Just recently, birthright citizenship has come under fire because of illegal immigration. In myth, the illegal immigrant is depicted most often as the migrant worker from Mexico who treks back and forth regularly between his family and his job, sometimes as hundreds of Chinese laborers smuggled professionally in the cargo hold of a ship that has run aground, an entire fleet of Haitian boat people fleeing a repressive regime only to be met by U.S. gunboats on the high seas, or the Arab terrorist who masterminded the bombing of the World Trade Center.
The portrayal of all illegal immigrants as Latinos and other people of color has created the image that all Latinos and racial minorities are illegal immigrants. When people such as the vigilante posses patrolling airports these days say that they see foreigners all around them, they may well be looking at Latinos and Asians who are fifth-generation Texans or Californians. They know no better than the Customs Service agents who is a citizen.
The illegal immigrant has become the welfare queen of the 1990s. The expecting Mexican mother who sneaks into the country to give birth to a citizen child is a symbolic sister to the unwed African American woman who becomes pregnant to increase her welfare benefits. She is a fictional figure. The single spectacular case engenders a stereotype.
We must consider whether we are prepared to accept the consequences of ending birthright citizenship. Innocent children would be left in limbo if they could not demonstrate the legal status of their parents.

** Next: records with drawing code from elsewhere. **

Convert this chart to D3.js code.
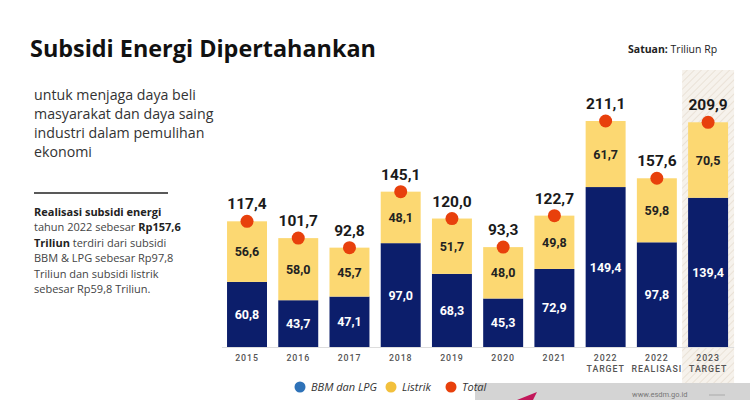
<!DOCTYPE html>
<html>
<head>
<meta charset="utf-8">
<script src="https://cdn.jsdelivr.net/npm/d3@7"></script>
<style>
  body { margin: 0; background: #fff; }
  svg { display: block; }
</style>
</head>
<body>
<svg id="chart" width="750" height="400"></svg>
<script>
// data (Triliun Rp)
const years = [["2015"], ["2016"], ["2017"], ["2018"], ["2019"], ["2020"], ["2021"],
  ["2022", "TARGET"], ["2022", "REALISASI"], ["2023", "TARGET"]]
const bbm = [60.8, 43.7, 47.1, 97.0, 68.3, 45.3, 72.9, 149.4, 97.8, 139.4]
const listrik = [56.6, 58.0, 45.7, 48.1, 51.7, 48.0, 49.8, 61.7, 59.8, 70.5]
const total = [117.4, 101.7, 92.8, 145.1, 120.0, 93.3, 122.7, 211.1, 157.6, 209.9]
const legendLabels = ["BBM dan LPG", "Listrik", "Total"]
const introLines = ["untuk menjaga daya beli", "masyarakat dan daya saing",
  "industri dalam pemulihan", "ekonomi"]

const navy = "#0c1e6b", yellow = "#fcd872", red = "#e8400c"
const svg = d3.select("#chart")
const keys = years.map(d => d.join(" "))
const fmt = d3.formatLocale({ decimal: ",", thousands: ".", grouping: [3], currency: ["", ""] }).format(".1f")

const x = d3.scaleBand().domain(keys).range([221.4, 733.7]).paddingInner(0.22).paddingOuter(0.11)
const y = d3.scaleLinear().domain([0, 211.1]).range([347, 121])

// hatch behind 2023
const defs = svg.append("defs")
const pat = defs.append("pattern").attr("id", "hatch").attr("patternUnits", "userSpaceOnUse")
  .attr("width", 5).attr("height", 5).attr("patternTransform", "rotate(45)")
pat.append("rect").attr("width", 5).attr("height", 5).attr("fill", "#f6f2ec")
pat.append("line").attr("x1", 0).attr("y1", 0).attr("x2", 0).attr("y2", 5)
  .attr("stroke", "#e6ddd0").attr("stroke-width", 1.5)
const last = keys[keys.length - 1]
svg.append("rect")
  .attr("x", x(last) - 6).attr("y", 70)
  .attr("width", x.bandwidth() + 12).attr("height", 313)
  .attr("fill", "url(#hatch)")

// title
svg.append("text").attr("x", 30).attr("y", 57)
  .attr("font-family", "Open Sans").attr("font-weight", 700).attr("font-size", 24)
  .attr("fill", "#111").attr("textLength", 346).attr("lengthAdjust", "spacingAndGlyphs")
  .text("Subsidi Energi Dipertahankan")

const sat = svg.append("text").attr("x", 628).attr("y", 53)
  .attr("font-family", "Open Sans").attr("font-size", 10.5).attr("fill", "#222")
sat.append("tspan").attr("font-weight", 700).text("Satuan: ")
sat.append("tspan").text("Triliun Rp")

svg.append("g").selectAll("text").data(introLines).join("text")
  .attr("x", 34).attr("y", (d, i) => 100 + i * 19)
  .attr("font-family", "Open Sans").attr("font-size", 14.2).attr("fill", "#333")
  .text(d => d)

svg.append("line").attr("x1", 34).attr("x2", 168).attr("y1", 193).attr("y2", 193)
  .attr("stroke", "#222").attr("stroke-width", 1.5)

// paragraph with bold runs
const para = [
  [["Realisasi subsidi energi", true]],
  [["tahun 2022 sebesar ", false], ["Rp157,6", true]],
  [["Triliun", true], [" terdiri dari subsidi", false]],
  [["BBM & LPG sebesar  Rp97,8", false]],
  [["Triliun dan subsidi listrik", false]],
  [["sebesar  Rp59,8 Triliun.", false]]
]
para.forEach((line, i) => {
  const t = svg.append("text").attr("x", 34).attr("y", 216 + i * 15.4)
    .attr("font-family", "Open Sans").attr("font-size", 11).attr("fill", "#444")
  line.forEach(([s, b]) => t.append("tspan").attr("font-weight", b ? 700 : 400)
    .attr("fill", b ? "#222" : "#444").text(s))
})

// bars
const g = svg.append("g")
const bars = g.selectAll("g.col").data(keys).join("g").attr("class", "col")
bars.append("rect")
  .attr("x", d => x(d)).attr("width", x.bandwidth())
  .attr("y", (d, i) => y(bbm[i])).attr("height", (d, i) => y(0) - y(bbm[i]))
  .attr("fill", navy)
bars.append("rect")
  .attr("x", d => x(d)).attr("width", x.bandwidth())
  .attr("y", (d, i) => y(total[i])).attr("height", (d, i) => y(bbm[i]) - y(total[i]))
  .attr("fill", yellow)
bars.append("text")
  .attr("x", d => x(d) + x.bandwidth() / 2)
  .attr("y", (d, i) => (y(0) + y(bbm[i])) / 2 + 4.5)
  .attr("text-anchor", "middle").attr("font-family", "Roboto").attr("font-weight", 700)
  .attr("font-size", 12.5).attr("fill", "#fff")
  .text((d, i) => fmt(bbm[i]))
bars.append("text")
  .attr("x", d => x(d) + x.bandwidth() / 2)
  .attr("y", (d, i) => (y(bbm[i]) + y(total[i])) / 2 + 4.5)
  .attr("text-anchor", "middle").attr("font-family", "Roboto").attr("font-weight", 700)
  .attr("font-size", 12.5).attr("fill", "#222")
  .text((d, i) => fmt(listrik[i]))
bars.append("circle")
  .attr("cx", d => x(d) + x.bandwidth() / 2).attr("cy", (d, i) => y(total[i]))
  .attr("r", 6.5).attr("fill", red)
bars.append("text")
  .attr("x", d => x(d) + x.bandwidth() / 2)
  .attr("y", (d, i) => y(total[i]) - 12)
  .attr("text-anchor", "middle").attr("font-family", "Roboto").attr("font-weight", 700)
  .attr("font-size", 15.5).attr("fill", "#1a1a1a")
  .text((d, i) => fmt(total[i]))

// x axis
const ax = svg.append("g").attr("transform", `translate(0,${y(0)})`)
  .call(d3.axisBottom(x).tickSize(0).tickSizeOuter(0).tickFormat(""))
ax.select(".domain").attr("stroke", "#ddd")
ax.selectAll(".tick").append("text")
  .attr("text-anchor", "middle").attr("fill", "#555")
  .attr("font-family", "Roboto").attr("font-weight", 500).attr("font-size", 8.8)
  .attr("letter-spacing", 0.9)
  .selectAll("tspan").data((d, i) => years[i]).join("tspan")
  .attr("x", 0).attr("y", (d, i) => 14 + i * 11).text(d => d)

// footer overlay
svg.append("rect").attr("x", 475).attr("y", 383).attr("width", 275).attr("height", 17).attr("fill", "#d4d4d4")
svg.append("path").attr("d", "M517,400 L537,392 L533,400 Z").attr("fill", "#c2185b")
svg.append("text").attr("x", 632).attr("y", 397).attr("font-family", "Roboto")
  .attr("font-size", 7.5).attr("fill", "#777").text("www.esdm.go.id")
svg.append("line").attr("x1", 709).attr("x2", 725).attr("y1", 395).attr("y2", 395).attr("stroke", "#aaa")

// legend
const legendColors = ["#2e72b8", "#f2c03c", red]
const legendX = [300, 391, 451]
const lg = svg.append("g").selectAll("g").data(legendLabels).join("g")
  .attr("transform", (d, i) => `translate(${legendX[i]},387)`)
lg.append("circle").attr("r", 5.5).attr("fill", (d, i) => legendColors[i])
lg.append("text").attr("x", 11).attr("y", 4)
  .attr("font-family", "Open Sans").attr("font-style", "italic").attr("font-size", 11)
  .attr("fill", "#333").text(d => d)
</script>
</body>
</html>
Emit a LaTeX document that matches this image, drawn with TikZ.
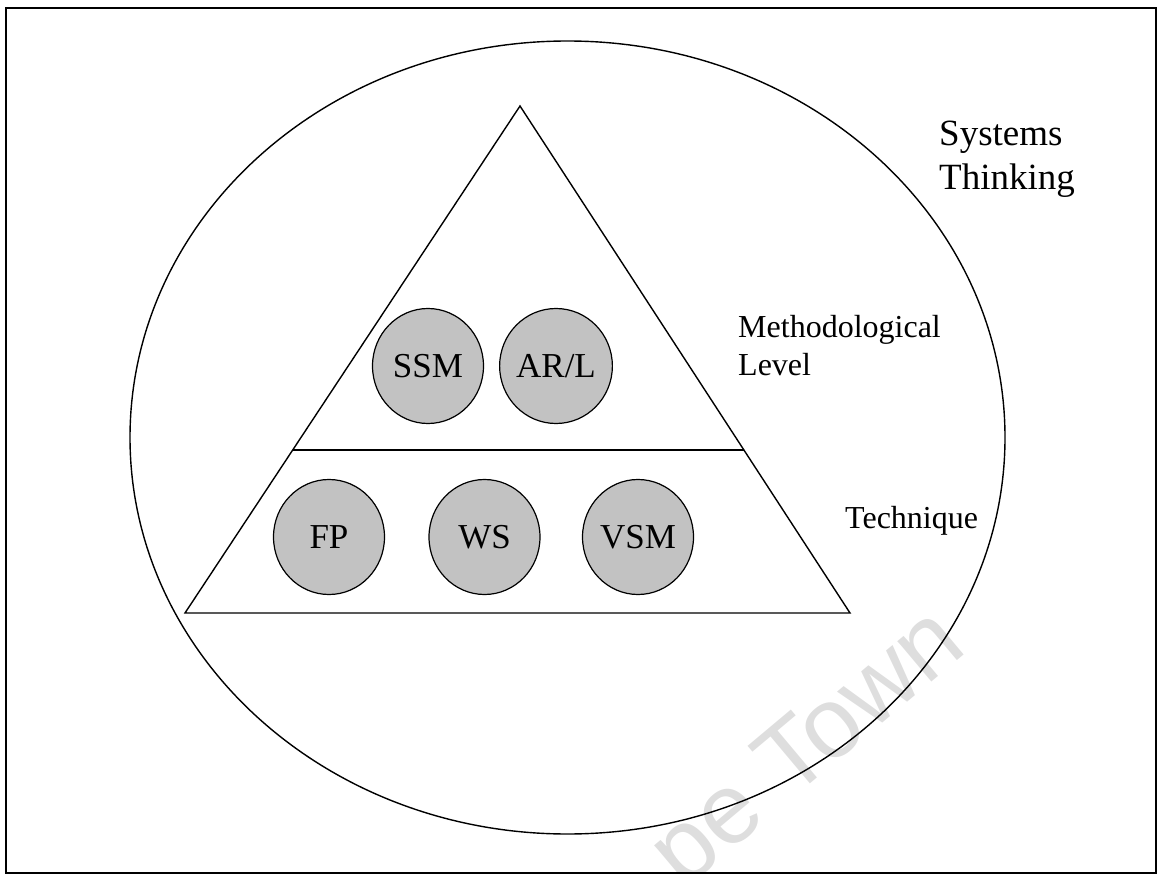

We will have accepted that we must prove our citizenship, and acquiesced in challenges to it.
Birthright citizenship has developed out of a history of diversity. It brings us together. Far from being based on an "accident of birth," it is based on a worthwhile tradition of welcoming immigrants. The accident would be abolishing it.
Frank Wu is assistant professor at Howard University School of Law in Washington, D.C., and Washington correspondent for AsianWeek.